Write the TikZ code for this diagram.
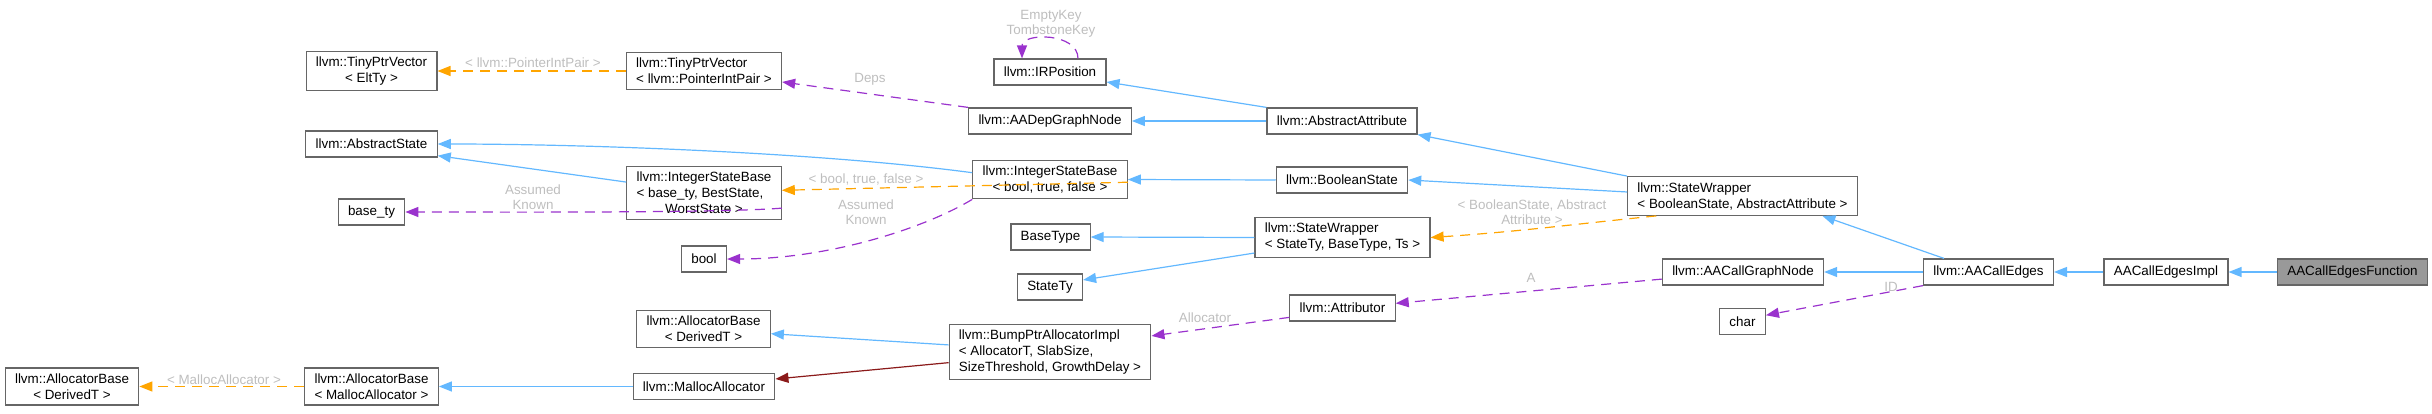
\documentclass[tikz,border=0pt]{standalone}
\usepackage{fontspec}
\setmainfont{Liberation Sans}
\usetikzlibrary{arrows.meta}
\definecolor{dxblue}{RGB}{99,184,255}
\definecolor{dxpurple}{RGB}{154,50,205}
\definecolor{dxorange}{RGB}{255,165,0}
\definecolor{dxred}{RGB}{139,26,26}
\definecolor{dxedge}{RGB}{102,102,102}
\definecolor{dxfocus}{RGB}{153,153,153}
\definecolor{dxlabel}{RGB}{190,190,190}
\newcommand{\lastline}[1]{\hfill#1\hfill\null}
\tikzset{
    classbox/.style={rectangle, draw=dxedge, fill=white, line width=0.6pt, align=left, font=\fontsize{6.7}{8}\selectfont, inner xsep=4.9pt, inner ysep=2.8pt, minimum height=13pt},
    focusbox/.style={classbox, fill=dxfocus},
    lbl/.style={font=\fontsize{6.7}{7.5}\selectfont, text=dxlabel, align=center, inner sep=0pt},
    arr/.style={-{Triangle[length=6.5pt, width=5pt]}, line width=0.6pt, color=dxblue},
    arr_priv/.style={arr, color=dxred},
    arr_use/.style={arr, color=dxpurple, dash pattern=on 5pt off 3.5pt},
    arr_tpl/.style={arr, color=dxorange, dash pattern=on 5pt off 3.5pt}
}

\begin{document}
\begin{tikzpicture}[x=0.5pt, y=-0.5pt]
        \useasboundingbox (0,0) rectangle (2432,413);
        \node[classbox] (allocderiv)  at (72,386.5)   {llvm::AllocatorBase\\\lastline{< DerivedT >}};
        \node[classbox] (tpvelt)      at (371.5,71)   {llvm::TinyPtrVector\\\lastline{< EltTy >}};
        \node[classbox] (absstate)    at (371.5,144)  {llvm::AbstractState};
        \node[classbox] (basety)      at (371.5,212)  {base\_ty};
        \node[classbox] (allocmalloc) at (371.5,386.5) {llvm::AllocatorBase\\\lastline{< MallocAllocator >}};
        \node[classbox] (tpvpip)      at (704,71)     {llvm::TinyPtrVector\\\lastline{< llvm::PointerIntPair >}};
        \node[classbox] (isbbase)     at (704,193)    {llvm::IntegerStateBase\\< base\_ty, BestState,\\\lastline{WorstState >}};
        \node[classbox] (boolty)      at (704,259)    {bool};
        \node[classbox] (allocderiv2) at (703.5,329)  {llvm::AllocatorBase\\\lastline{< DerivedT >}};
        \node[classbox] (mallocalloc) at (704,386.5)  {llvm::MallocAllocator};
        \node[classbox] (irpos)       at (1050,72)    {llvm::IRPosition};
        \node[classbox] (depnode)     at (1050,121)   {llvm::AADepGraphNode};
        \node[classbox] (isbbool)     at (1050,179.5) {llvm::IntegerStateBase\\\lastline{< bool, true, false >}};
        \node[classbox] (basetype)    at (1050.5,237) {BaseType};
        \node[classbox] (statety)     at (1050,287)   {StateTy};
        \node[classbox] (bumpalloc)   at (1050,352)   {llvm::BumpPtrAllocatorImpl\\< AllocatorT, SlabSize,\\\lastline{SizeThreshold, GrowthDelay >}};
        \node[classbox] (absattr)     at (1342,121)   {llvm::AbstractAttribute};
        \node[classbox] (boolstate)   at (1342,180)   {llvm::BooleanState};
        \node[classbox] (swstate)     at (1342.5,237.5) {llvm::StateWrapper\\\lastline{< StateTy, BaseType, Ts >}};
        \node[classbox] (attributor)  at (1342.5,308) {llvm::Attributor};
        \node[classbox] (swbool)      at (1742.5,196) {llvm::StateWrapper\\\lastline{< BooleanState, AbstractAttribute >}};
        \node[classbox] (cgnode)      at (1743,272)   {llvm::AACallGraphNode};
        \node[classbox] (charty)      at (1742.5,321.5) {char};
        \node[classbox] (calledges)   at (1988.5,272) {llvm::AACallEdges};
        \node[classbox] (edgesimpl)   at (2166,272)   {AACallEdgesImpl};
        \node[focusbox] (edgesfunc)   at (2352.5,272) {AACallEdgesFunction};

        \node[lbl] (lpip)    at (533,63)    {< llvm::PointerIntPair >};
        \node[lbl] (ldeps)   at (870,79)    {Deps};
        \node[lbl] (lkeys)   at (1051,24)   {EmptyKey\\TombstoneKey};
        \node[lbl] (lbtf)    at (866,179)   {< bool, true, false >};
        \node[lbl] (lak1)    at (533,197)   {Assumed\\Known};
        \node[lbl] (lak2)    at (866,212)   {Assumed\\Known};
        \node[lbl] (lbsaa)   at (1532,212)  {< BooleanState, Abstract\\Attribute >};
        \node[lbl] (la)      at (1531,278)  {A};
        \node[lbl] (lalloc)  at (1205,318)  {Allocator};
        \node[lbl] (lid)     at (1891,287)  {ID};
        \node[lbl] (lmalloc) at (224,380)   {< MallocAllocator >};

        \draw[arr_tpl] (tpvpip.west) -- (tpvelt.east);
        \draw[arr_use] (depnode.north west) -- (tpvpip.-8);
        \draw[arr] (absattr.west) -- (depnode.east);
        \draw[arr] (absattr.north west) -- (irpos.-10);
        \draw[arr_use] ([xshift=14pt]irpos.north) .. controls +(0,-26) and +(0,-26) .. ([xshift=-14pt]irpos.north);
        \draw[arr] (isbbase.172) -- (absstate.-10);
        \draw[arr] (isbbool.175) .. controls +(-150,-20) and +(150,0) .. (absstate.east);
        \draw[arr_tpl] (isbbool.-2) -- (isbbase.2);
        \draw[arr_use] (isbbase.-11) .. controls +(-60,5) and +(80,0) .. (basety.east);
        \draw[arr_use] (isbbool.south west) .. controls +(-50,30) and +(100,0) .. (boolty.east);
        \draw[arr] (boolstate.west) -- (isbbool.east);
        \draw[arr] (swbool.north west) -- (absattr.south east);
        \draw[arr] (swbool.178) -- (boolstate.east);
        \draw[arr_tpl] (swbool.193) .. controls +(-80,8) and +(90,-6) .. (swstate.east);
        \draw[arr] (swstate.west) -- (basetype.east);
        \draw[arr] (swstate.190) -- (statety.12);
        \draw[arr] (calledges.163) -- (swbool.-14);
        \draw[arr] (calledges.west) -- (cgnode.east);
        \draw[arr] (edgesimpl.west) -- (calledges.east);
        \draw[arr] (edgesfunc.west) -- (edgesimpl.east);
        \draw[arr_use] (calledges.south west) -- (charty.15);
        \draw[arr_use] (cgnode.185) -- (attributor.5);
        \draw[arr_use] (attributor.190) -- (bumpalloc.9);
        \draw[arr] (bumpalloc.176) -- (allocderiv2.-4);
        \draw[arr_priv] (bumpalloc.186) -- (mallocalloc.6);
        \draw[arr] (mallocalloc.west) -- (allocmalloc.east);
        \draw[arr_tpl] (allocmalloc.west) -- (allocderiv.east);
\end{tikzpicture}
\end{document}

********************

Your instructions:
The listing above needs to be output again exactly. Don't include the pictures.

Exercise solution:
Write the TikZ code for this diagram.
\documentclass[tikz,border=0pt]{standalone}
\usepackage{fontspec}
\setmainfont{Liberation Sans}
\usetikzlibrary{arrows.meta}
\definecolor{dxblue}{RGB}{99,184,255}
\definecolor{dxpurple}{RGB}{154,50,205}
\definecolor{dxorange}{RGB}{255,165,0}
\definecolor{dxred}{RGB}{139,26,26}
\definecolor{dxedge}{RGB}{102,102,102}
\definecolor{dxfocus}{RGB}{153,153,153}
\definecolor{dxlabel}{RGB}{190,190,190}
\newcommand{\lastline}[1]{\hfill#1\hfill\null}
\tikzset{
    classbox/.style={rectangle, draw=dxedge, fill=white, line width=0.6pt, align=left, font=\fontsize{6.7}{8}\selectfont, inner xsep=4.9pt, inner ysep=2.8pt, minimum height=13pt},
    focusbox/.style={classbox, fill=dxfocus},
    lbl/.style={font=\fontsize{6.7}{7.5}\selectfont, text=dxlabel, align=center, inner sep=0pt},
    arr/.style={-{Triangle[length=6.5pt, width=5pt]}, line width=0.6pt, color=dxblue},
    arr_priv/.style={arr, color=dxred},
    arr_use/.style={arr, color=dxpurple, dash pattern=on 5pt off 3.5pt},
    arr_tpl/.style={arr, color=dxorange, dash pattern=on 5pt off 3.5pt}
}

\begin{document}
\begin{tikzpicture}[x=0.5pt, y=-0.5pt]
        \useasboundingbox (0,0) rectangle (2432,413);
        \node[classbox] (allocderiv)  at (72,386.5)   {llvm::AllocatorBase\\\lastline{< DerivedT >}};
        \node[classbox] (tpvelt)      at (371.5,71)   {llvm::TinyPtrVector\\\lastline{< EltTy >}};
        \node[classbox] (absstate)    at (371.5,144)  {llvm::AbstractState};
        \node[classbox] (basety)      at (371.5,212)  {base\_ty};
        \node[classbox] (allocmalloc) at (371.5,386.5) {llvm::AllocatorBase\\\lastline{< MallocAllocator >}};
        \node[classbox] (tpvpip)      at (704,71)     {llvm::TinyPtrVector\\\lastline{< llvm::PointerIntPair >}};
        \node[classbox] (isbbase)     at (704,193)    {llvm::IntegerStateBase\\< base\_ty, BestState,\\\lastline{WorstState >}};
        \node[classbox] (boolty)      at (704,259)    {bool};
        \node[classbox] (allocderiv2) at (703.5,329)  {llvm::AllocatorBase\\\lastline{< DerivedT >}};
        \node[classbox] (mallocalloc) at (704,386.5)  {llvm::MallocAllocator};
        \node[classbox] (irpos)       at (1050,72)    {llvm::IRPosition};
        \node[classbox] (depnode)     at (1050,121)   {llvm::AADepGraphNode};
        \node[classbox] (isbbool)     at (1050,179.5) {llvm::IntegerStateBase\\\lastline{< bool, true, false >}};
        \node[classbox] (basetype)    at (1050.5,237) {BaseType};
        \node[classbox] (statety)     at (1050,287)   {StateTy};
        \node[classbox] (bumpalloc)   at (1050,352)   {llvm::BumpPtrAllocatorImpl\\< AllocatorT, SlabSize,\\\lastline{SizeThreshold, GrowthDelay >}};
        \node[classbox] (absattr)     at (1342,121)   {llvm::AbstractAttribute};
        \node[classbox] (boolstate)   at (1342,180)   {llvm::BooleanState};
        \node[classbox] (swstate)     at (1342.5,237.5) {llvm::StateWrapper\\\lastline{< StateTy, BaseType, Ts >}};
        \node[classbox] (attributor)  at (1342.5,308) {llvm::Attributor};
        \node[classbox] (swbool)      at (1742.5,196) {llvm::StateWrapper\\\lastline{< BooleanState, AbstractAttribute >}};
        \node[classbox] (cgnode)      at (1743,272)   {llvm::AACallGraphNode};
        \node[classbox] (charty)      at (1742.5,321.5) {char};
        \node[classbox] (calledges)   at (1988.5,272) {llvm::AACallEdges};
        \node[classbox] (edgesimpl)   at (2166,272)   {AACallEdgesImpl};
        \node[focusbox] (edgesfunc)   at (2352.5,272) {AACallEdgesFunction};

        \node[lbl] (lpip)    at (533,63)    {< llvm::PointerIntPair >};
        \node[lbl] (ldeps)   at (870,79)    {Deps};
        \node[lbl] (lkeys)   at (1051,24)   {EmptyKey\\TombstoneKey};
        \node[lbl] (lbtf)    at (866,179)   {< bool, true, false >};
        \node[lbl] (lak1)    at (533,197)   {Assumed\\Known};
        \node[lbl] (lak2)    at (866,212)   {Assumed\\Known};
        \node[lbl] (lbsaa)   at (1532,212)  {< BooleanState, Abstract\\Attribute >};
        \node[lbl] (la)      at (1531,278)  {A};
        \node[lbl] (lalloc)  at (1205,318)  {Allocator};
        \node[lbl] (lid)     at (1891,287)  {ID};
        \node[lbl] (lmalloc) at (224,380)   {< MallocAllocator >};

        \draw[arr_tpl] (tpvpip.west) -- (tpvelt.east);
        \draw[arr_use] (depnode.north west) -- (tpvpip.-8);
        \draw[arr] (absattr.west) -- (depnode.east);
        \draw[arr] (absattr.north west) -- (irpos.-10);
        \draw[arr_use] ([xshift=14pt]irpos.north) .. controls +(0,-26) and +(0,-26) .. ([xshift=-14pt]irpos.north);
        \draw[arr] (isbbase.172) -- (absstate.-10);
        \draw[arr] (isbbool.175) .. controls +(-150,-20) and +(150,0) .. (absstate.east);
        \draw[arr_tpl] (isbbool.-2) -- (isbbase.2);
        \draw[arr_use] (isbbase.-11) .. controls +(-60,5) and +(80,0) .. (basety.east);
        \draw[arr_use] (isbbool.south west) .. controls +(-50,30) and +(100,0) .. (boolty.east);
        \draw[arr] (boolstate.west) -- (isbbool.east);
        \draw[arr] (swbool.north west) -- (absattr.south east);
        \draw[arr] (swbool.178) -- (boolstate.east);
        \draw[arr_tpl] (swbool.193) .. controls +(-80,8) and +(90,-6) .. (swstate.east);
        \draw[arr] (swstate.west) -- (basetype.east);
        \draw[arr] (swstate.190) -- (statety.12);
        \draw[arr] (calledges.163) -- (swbool.-14);
        \draw[arr] (calledges.west) -- (cgnode.east);
        \draw[arr] (edgesimpl.west) -- (calledges.east);
        \draw[arr] (edgesfunc.west) -- (edgesimpl.east);
        \draw[arr_use] (calledges.south west) -- (charty.15);
        \draw[arr_use] (cgnode.185) -- (attributor.5);
        \draw[arr_use] (attributor.190) -- (bumpalloc.9);
        \draw[arr] (bumpalloc.176) -- (allocderiv2.-4);
        \draw[arr_priv] (bumpalloc.186) -- (mallocalloc.6);
        \draw[arr] (mallocalloc.west) -- (allocmalloc.east);
        \draw[arr_tpl] (allocmalloc.west) -- (allocderiv.east);
\end{tikzpicture}
\end{document}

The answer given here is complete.